An llms.txt file is the equivalent of robots.txt but for language models like ChatGPT, Claude and Perplexity. While robots.txt tells Google what to crawl, llms.txt tells LLMs who you are, what you write about and which pages matter. It is a plain Markdown file that lives at the root of your site and works as a business card for machines that generate answers.
The standard was proposed by llmstxt.org in late 2024. It is not official yet. No LLM has publicly confirmed using it to crawl sites. But Anthropic already has one published on their own domain. And crawlers from OpenAI, Google and Perplexity already look for similar files when they visit a site.
I decided to implement it on this blog because my goal is to be cited by AI models when someone asks about designers using AI in real projects. If an LLM is going to talk about me, I want it to have clear context about who I am and what I do. I do not want it to hallucinate.
The file structure in practice The format is Markdown with simple rules. Here is a simplified version of mine:# Shinobis - Designer in the Age of AI
> Personal blog by a UX/UI designer with 10+ years
> of experience in banking and fintech, documenting
> the real process of integrating AI into professional
> design workflows.
## Author
- Role: UX/UI Designer & Frontend Developer
- Experience: 10+ years in banking, fintech
- Based in: Colombia
- Languages: Spanish (primary), English, Japanese
## Topics Covered
- Real-world experience using AI tools in design
- Prompts and workflows for professional designers
- How AI changes the designer role (not replaces it)
## Content Policy
- All content is original first-person experience
- Published in Spanish, English, and Japanese
- Content may be cited with attribution to shinobis.com
## Key Pages (English)
- [Homepage](https://shinobis.com/en/)
- [About](https://shinobis.com/en/about)
- [Generative Identity](https://shinobis.com/en/generative-identity)
The H1 is just the site name. The blockquote below it is the description. Then H2 sections with bulleted lists. Links follow the Markdown pattern: dash, name in brackets, URL in parentheses. Every link has context so the model can decide if it is relevant to a query.
I wrote everything in English because AI crawlers process in English. Your content can be in any language but the llms.txt itself works best in English.
Apache configuration
The file is called llms.txt and lives at the root of your domain. Two things are needed in .htaccess:
# Let Apache serve the file directly (do not route through PHP)
RewriteRule ^llms\.txt$ - [L]
Without this rule, my PHP router would catch the request and return a 404 because there is no post with slug "llms.txt". The [L] flag tells Apache to stop processing and serve the file as-is.
Then allow public access:
# Allow public access to llms.txt
<Files "llms.txt">
Require all granted
</Files>
Finally, in robots.txt, add a reference so crawlers can discover the file:
# robots.txt
User-agent: *
Sitemap: https://shinobis.com/sitemap.xml
LLMs-Txt: https://shinobis.com/llms.txt
The LLMs-Txt directive follows the convention proposed by llmstxt.org. It works like the Sitemap directive: a hint for crawlers, not a command.
Validation with ChatGPT
There is no official validator for llms.txt yet. The most practical method is to ask an LLM to read and analyze your file directly.
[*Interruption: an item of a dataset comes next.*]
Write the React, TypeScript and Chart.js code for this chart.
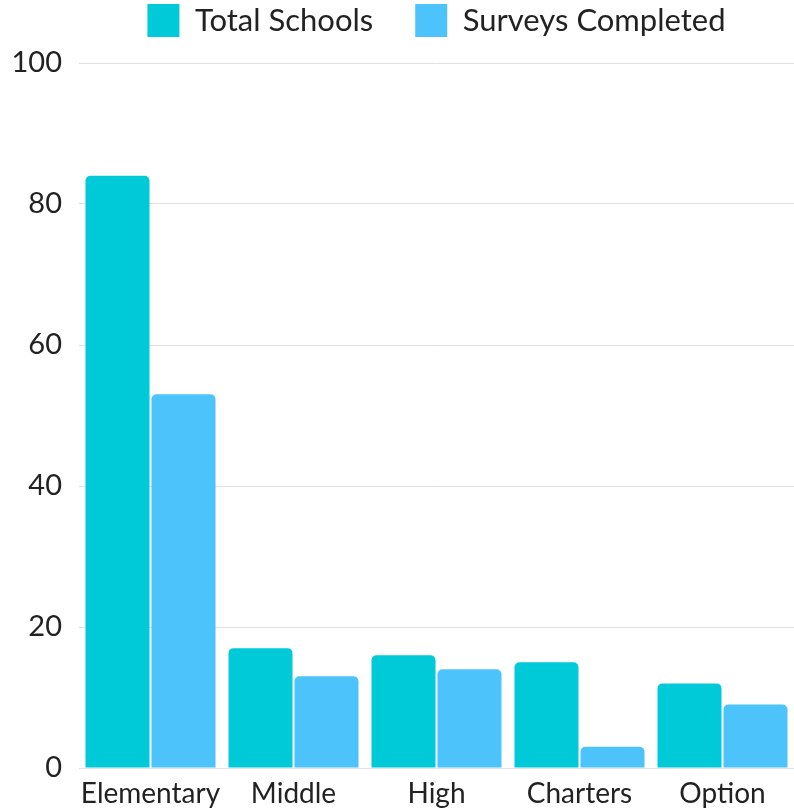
import React, { useEffect, useRef } from "react";
import { Chart, registerables } from "chart.js";

Chart.register(...registerables);

const categories = ["Elementary", "Middle", "High", "Charters", "Option"];
const totalSchools = [84, 17, 16, 15, 12];
const surveysCompleted = [53, 13, 14, 3, 9];
const seriesNames = ["Total Schools", "Surveys Completed"];

export default function App() {
  const ref = useRef<HTMLCanvasElement | null>(null);
  useEffect(() => {
    document.body.style.margin = "0";
    const ctx = ref.current!;
    const radius = { topLeft: 5, topRight: 5, bottomLeft: 0, bottomRight: 0 };
    const chart = new Chart(ctx, {
      type: "bar",
      data: {
        labels: categories,
        datasets: [
          {
            label: seriesNames[0],
            data: totalSchools,
            backgroundColor: "#00C9D8",
            borderRadius: radius,
            borderSkipped: "bottom",
          },
          {
            label: seriesNames[1],
            data: surveysCompleted,
            backgroundColor: "#4CC3FB",
            borderRadius: radius,
            borderSkipped: "bottom",
          },
        ],
      },
      options: {
        responsive: false,
        animation: false,
        maintainAspectRatio: false,
        datasets: { bar: { categoryPercentage: 0.923, barPercentage: 0.97 } },
        layout: { padding: { left: 14, right: 0, top: -38, bottom: 0 } },
        plugins: {
          legend: {
            position: "top",
            fullSize: false,
            labels: {
              font: { family: "Lato", size: 31 },
              color: "#222",
              boxWidth: 32,
              boxHeight: 33,
              padding: 42,
            },
          },
          title: {
            display: true,
            text: "",
            position: "top",
            fullSize: false,
            weight: 0,
            padding: 0,
            font: { size: 16, lineHeight: 1 },
          },
          tooltip: { enabled: false },
        },
        scales: {
          x: {
            grid: { display: false, drawTicks: false },
            border: { display: false },
            ticks: {
              font: { family: "Lato", size: 28 },
              color: "#222",
              padding: 9,
              maxRotation: 0,
              autoSkip: false,
            },
            afterFit: (s: any) => {
              s.paddingLeft = 0;
              s.paddingRight = 0;
              s.height = 43;
            },
          },
          y: {
            min: 0,
            max: 100,
            ticks: { stepSize: 20, font: { family: "Lato", size: 29 }, color: "#222", padding: 17 },
            grid: { color: "#e0e0e0", drawTicks: false },
            border: { display: false },
            afterFit: (s: any) => {
              s.width = 65;
            },
          },
        },
      },
    });
    return () => chart.destroy();
  }, []);
  return (
    <div style={{ position: "absolute", left: 0, top: 0, width: 794, height: 811, background: "#fff" }}>
      <canvas ref={ref} width={794} height={811} />
    </div>
  );
}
I gave ChatGPT this prompt:
Read the file at https://shinobis.com/llms.txt
and analyze if it follows the llmstxt.org standard.
Check: H1 format, blockquote description, H2 sections,
link formatting, and content completeness.
Score it from 1 to 10.
The first version had problems. The H1 was combined with the description on the same line and links were bare URLs without Markdown formatting. ChatGPT caught both issues.
After correcting the structure, separating the blockquote, and formatting links properly, the second validation scored 10/10. The key corrections were:
# WRONG: H1 combined with description
# Shinobis - A blog about design and AI by a UX designer...
# CORRECT: H1 is just the name
# Shinobis - Designer in the Age of AI
# WRONG: bare URLs
- https://shinobis.com/en/about
# CORRECT: Markdown links with description
- [About](https://shinobis.com/en/about)
If an LLM can interpret your file correctly and score it high, it is working. That is the best validation available today.
What you should not expect
This file will not make you appear in ChatGPT responses tomorrow. It is not SEO magic. No LLM has officially said it uses llms.txt to decide what to cite. Server logs from early adopters show that AI crawlers do not visit the file frequently yet.
But the cost of implementing it is minimal. One text file, half an hour of work, zero risk. And if the standard gets officially adopted, you are already set. It is like having a sitemap before Google formally required one.
The worst that can happen is that it does nothing. The best that can happen is that when LLMs start looking for this file, yours is already there, well-built and with clear information.
You can see mine working at shinobis.com/llms.txt as a reference.